● **Exercise aim**: The lines to extract run from the first line of the material below to the line containing "import seaborn as sns", both included; leave the pictures behind.

● **Data extract**:

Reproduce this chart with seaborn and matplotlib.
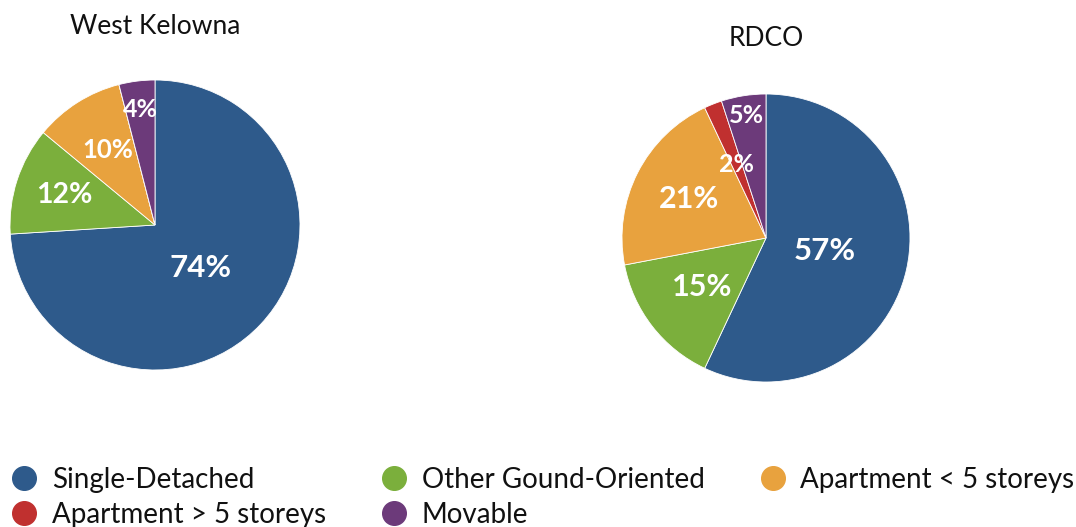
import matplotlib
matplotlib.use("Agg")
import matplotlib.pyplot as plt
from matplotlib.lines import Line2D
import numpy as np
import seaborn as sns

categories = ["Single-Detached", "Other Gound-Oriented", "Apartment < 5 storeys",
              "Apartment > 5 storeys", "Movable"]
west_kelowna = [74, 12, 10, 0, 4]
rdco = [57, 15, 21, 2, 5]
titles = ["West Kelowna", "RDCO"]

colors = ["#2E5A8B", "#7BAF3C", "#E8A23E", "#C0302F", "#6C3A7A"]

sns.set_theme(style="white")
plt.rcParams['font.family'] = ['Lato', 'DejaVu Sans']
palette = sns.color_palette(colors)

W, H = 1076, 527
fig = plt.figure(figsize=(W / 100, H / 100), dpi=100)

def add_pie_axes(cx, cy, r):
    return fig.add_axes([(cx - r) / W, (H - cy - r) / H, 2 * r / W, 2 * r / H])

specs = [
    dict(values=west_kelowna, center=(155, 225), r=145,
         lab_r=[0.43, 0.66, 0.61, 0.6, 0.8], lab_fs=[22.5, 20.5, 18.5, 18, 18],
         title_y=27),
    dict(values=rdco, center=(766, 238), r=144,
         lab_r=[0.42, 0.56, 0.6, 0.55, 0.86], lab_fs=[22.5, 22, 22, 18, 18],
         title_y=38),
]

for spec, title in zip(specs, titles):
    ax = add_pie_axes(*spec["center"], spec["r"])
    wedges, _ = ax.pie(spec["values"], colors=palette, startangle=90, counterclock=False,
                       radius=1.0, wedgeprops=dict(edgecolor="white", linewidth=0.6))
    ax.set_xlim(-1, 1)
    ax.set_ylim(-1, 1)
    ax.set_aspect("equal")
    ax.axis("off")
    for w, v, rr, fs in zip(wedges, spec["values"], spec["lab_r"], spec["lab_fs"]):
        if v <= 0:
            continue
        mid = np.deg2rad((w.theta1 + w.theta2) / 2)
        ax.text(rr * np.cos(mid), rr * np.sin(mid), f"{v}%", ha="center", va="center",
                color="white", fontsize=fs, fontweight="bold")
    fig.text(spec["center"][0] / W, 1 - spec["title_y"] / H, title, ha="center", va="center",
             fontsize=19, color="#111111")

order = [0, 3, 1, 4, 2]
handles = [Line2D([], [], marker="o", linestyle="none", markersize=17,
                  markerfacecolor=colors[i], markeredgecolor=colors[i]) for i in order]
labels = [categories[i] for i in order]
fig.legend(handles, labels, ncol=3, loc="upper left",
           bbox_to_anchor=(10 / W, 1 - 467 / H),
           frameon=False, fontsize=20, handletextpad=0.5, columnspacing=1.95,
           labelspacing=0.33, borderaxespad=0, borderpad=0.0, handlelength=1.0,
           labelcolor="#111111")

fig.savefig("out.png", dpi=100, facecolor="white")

● **Output below**:
Reproduce this chart with seaborn and matplotlib.
import matplotlib
matplotlib.use("Agg")
import matplotlib.pyplot as plt
from matplotlib.lines import Line2D
import numpy as np
import seaborn as sns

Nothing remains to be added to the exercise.